Data mining for new markets

As scholarly article output has continued to grow at an exponential rate from emerging territories such as China and India, so author submissions to your books and journals have probably grown too. This makes it increasingly vital to capitalise on your expanding author network and all the associated institutional data that it brings with it.

However, sales into these new areas can often show less impressive growth. So, what tactics might you employ to address this disparity? Your first thoughts might be to work with outside agents and third parties to do the leg work by using ‘their’ contact network; you might choose to use local language speakers and/or telesales services; you might even go for locally hosted server networks. These can all produce results, but in addition, don’t overlook your own data when considering your options.

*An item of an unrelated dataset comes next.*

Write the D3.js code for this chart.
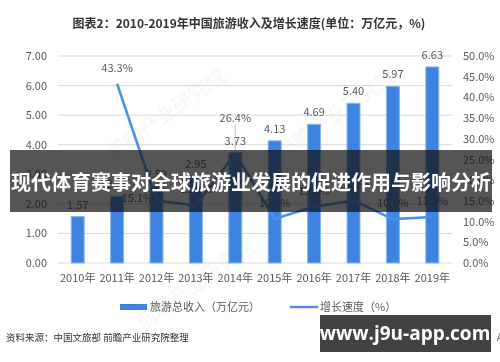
<!DOCTYPE html>
<html><head><meta charset="utf-8">
<script src="https://cdn.jsdelivr.net/npm/d3@7"></script>
<style>body{margin:0;background:#fff}svg{display:block}</style>
</head><body>
<script>
const years = ["2010年","2011年","2012年","2013年","2014年","2015年","2016年","2017年","2018年","2019年"];
const revenue = [1.57,2.25,2.59,2.95,3.73,4.13,4.69,5.40,5.97,6.63];
const growth = [null,43.3,15.1,13.9,26.4,10.7,13.6,15.1,10.6,11.1];
const leftTicks = [0,1,2,3,4,5,6,7];
const rightTicks = [0,5,10,15,20,25,30,35,40,45,50];
const title = "图表2：2010-2019年中国旅游收入及增长速度(单位：万亿元，%)";
const legendBar = "旅游总收入（万亿元）";
const legendLine = "增长速度（%）";
const source = "资料来源：中国文旅部 前瞻产业研究院整理";
const banner = "现代体育赛事对全球旅游业发展的促进作用与影响分析";
const site = "www.j9u-app.com";

const W=500,H=362;
const FONT = "'Noto Sans CJK SC','Noto Sans',sans-serif";
const svg = d3.select("body").append("svg").attr("width",W).attr("height",H).style("font-family",FONT);
svg.append("rect").attr("width",W).attr("height",H).attr("fill","#fff");

const m={l:58,r:452,t:56,b:263};
const x = d3.scaleBand().domain(years).range([m.l,m.r]).paddingInner(0.67).paddingOuter(0.335);
const y = d3.scaleLinear().domain([0,7]).range([m.b,m.t]);
const y2 = d3.scaleLinear().domain([0,50]).range([m.b,m.t]);
const cx = d => x(d)+x.bandwidth()/2;

// faint watermarks
const wm = [[170,120],[340,120],[200,290]];
const wmg = svg.append("g").attr("fill","#000").attr("opacity",0.03).style("font-size","20px").style("font-weight","bold");
wm.forEach(([a,b])=>wmg.append("text").attr("x",a).attr("y",b).attr("text-anchor","middle").attr("transform",`rotate(-35,${a},${b})`).text("前瞻产业研究院"));

svg.append("text").attr("x",249).attr("y",28).attr("text-anchor","middle").attr("fill","#333").style("font-size","12px").style("font-weight","bold").text(title);

// grid
svg.append("g").selectAll("line").data(leftTicks).join("line")
  .attr("x1",m.l).attr("x2",m.r).attr("y1",d=>y(d)).attr("y2",d=>y(d)).attr("stroke","#d9d9d9").attr("stroke-width",1);

// left axis
const la = svg.append("g").attr("transform",`translate(${m.l},0)`).call(d3.axisLeft(y).tickValues(leftTicks).tickFormat(d3.format(".2f")).tickSize(0).tickPadding(11));
la.select(".domain").remove();
la.selectAll("text").attr("fill","#595959").style("font-size","11px").style("font-family",FONT);
// right axis
const ra = svg.append("g").attr("transform",`translate(${m.r},0)`).call(d3.axisRight(y2).tickValues(rightTicks).tickFormat(d=>d.toFixed(1)+"%").tickSize(0).tickPadding(11));
ra.select(".domain").remove();
ra.selectAll("text").attr("fill","#595959").style("font-size","11px").style("font-family",FONT);
// x axis
const xa = svg.append("g").attr("transform",`translate(0,${m.b})`).call(d3.axisBottom(x).tickSize(0).tickPadding(11));
xa.select(".domain").remove();
xa.selectAll("text").attr("fill","#595959").style("font-size","11px").style("font-family",FONT);

// bars
svg.append("g").selectAll("rect").data(years).join("rect")
  .attr("x",d=>x(d)).attr("width",x.bandwidth())
  .attr("y",(d,i)=>y(revenue[i])).attr("height",(d,i)=>y(0)-y(revenue[i]))
  .attr("fill","#3f83e0").attr("stroke","#8db6ef").attr("stroke-width",1);
svg.append("g").selectAll("text").data(years).join("text")
  .attr("x",d=>cx(d)).attr("y",(d,i)=>y(revenue[i])-8).attr("text-anchor","middle")
  .attr("fill","#595959").style("font-size","11px").text((d,i)=>revenue[i].toFixed(2));

// line
const pts = years.map((d,i)=>[d,growth[i]]).filter(p=>p[1]!=null);
svg.append("path").datum(pts).attr("fill","none").attr("stroke","#4a90e8").attr("stroke-width",2.5)
  .attr("d",d3.line().x(p=>cx(p[0])).y(p=>y2(p[1])));
// leader line for 2014
svg.append("line").attr("x1",cx(years[4])).attr("x2",cx(years[4])).attr("y1",y2(growth[4])-30).attr("y2",y2(growth[4])-2).attr("stroke","#bfbfbf").attr("stroke-width",1);
const off = {1:[0,-12],2:[-19,2],3:[0,-12],4:[0,-32],5:[0,-12],6:[0,-12],7:[0,-12],8:[0,-12],9:[0,-12]};
svg.append("g").selectAll("text").data(pts).join("text")
  .attr("x",p=>cx(p[0])+off[years.indexOf(p[0])][0]).attr("y",p=>y2(p[1])+off[years.indexOf(p[0])][1])
  .attr("text-anchor","middle").attr("fill","#595959").style("font-size","11px").text(p=>p[1].toFixed(1)+"%");

// legend
svg.append("rect").attr("x",120).attr("y",304).attr("width",27).attr("height",6).attr("fill","#3f83e0");
svg.append("text").attr("x",150).attr("y",311).attr("fill","#595959").style("font-size","11px").text(legendBar);
svg.append("line").attr("x1",290).attr("x2",318).attr("y1",307).attr("y2",307).attr("stroke","#4a90e8").attr("stroke-width",2.5);
svg.append("text").attr("x",320).attr("y",311).attr("fill","#595959").style("font-size","11px").text(legendLine);

svg.append("text").attr("x",6).attr("y",341).attr("fill","#333").style("font-size","9.5px").text(source);

// banner overlay
svg.append("rect").attr("x",10).attr("y",150).attr("width",482).attr("height",62).attr("fill","rgba(20,20,20,0.72)");
svg.append("text").attr("x",251).attr("y",190).attr("text-anchor","middle").attr("fill","#fff").style("font-size","20px").style("font-weight","bold").text(banner);

// bottom-right box
svg.append("text").attr("x",497).attr("y",341).attr("fill","#555").style("font-size","10px").text("APP");
svg.append("rect").attr("x",320).attr("y",315).attr("width",171).attr("height",37).attr("fill","rgba(50,50,50,0.92)");
svg.append("text").attr("x",405).attr("y",340).attr("text-anchor","middle").attr("fill","#fff").style("font-size","19px").style("font-weight","bold").style("font-family","'Open Sans','DejaVu Sans',sans-serif").text(site);
</script>
</body></html>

Whether you know it (or can easily get to it) or not, you probably have many sources of customer intelligence which can be applied to this problem. By using your data first, you can achieve better visibility of your customers and better control over the prospecting process.

1. Data, data, data. As a part of your everyday business of providing online access to content, what you have in abundance is data – data about your customers. This is likely to include information about usage, author submissions, subscriptions, registrations, TOC alert sign-ups and more. Now, more than ever, this data needs to be made to work for you.

2. Dig in. Once your data is organised and integrated, you can mine it for meaningful, targeted and qualified prospecting. Identifying institutions with high author submissions but low (or no) paid subscriptions may be one way to target new sales prospects. Other sure signs of ‘hot prospects’ include high numbers of signups for free alerts, or high numbers of ‘access denied’ events indicating unmet demand for your content.

3. Understand your customers. Crucially, you can establish direct relationships with customers, ‘old’ and ‘new’, allowing you to cater directly to their needs. Analysing usage and market sectors can potentially improve content relevancy, sales growth and retention. Adding the ability to cross-reference your institutional data with third-party databases such as Ringgold adds further value by enabling you to track your overall market share within new territories.

4. Take control. By working with your own enhanced customer data, you can get additional visibility of sales efforts and the returns you are getting from your sales expenditure. No more questioning whether your sales activities in new markets are paying dividends – you’ll be able to track over time all the key ‘health indicators’ of subscriptions, usage, article submissions, etc.

So, in conclusion: good customer insight means you are not leaving sales to chance, and can make the best use of your existing customer intelligence to help drive growth in new markets.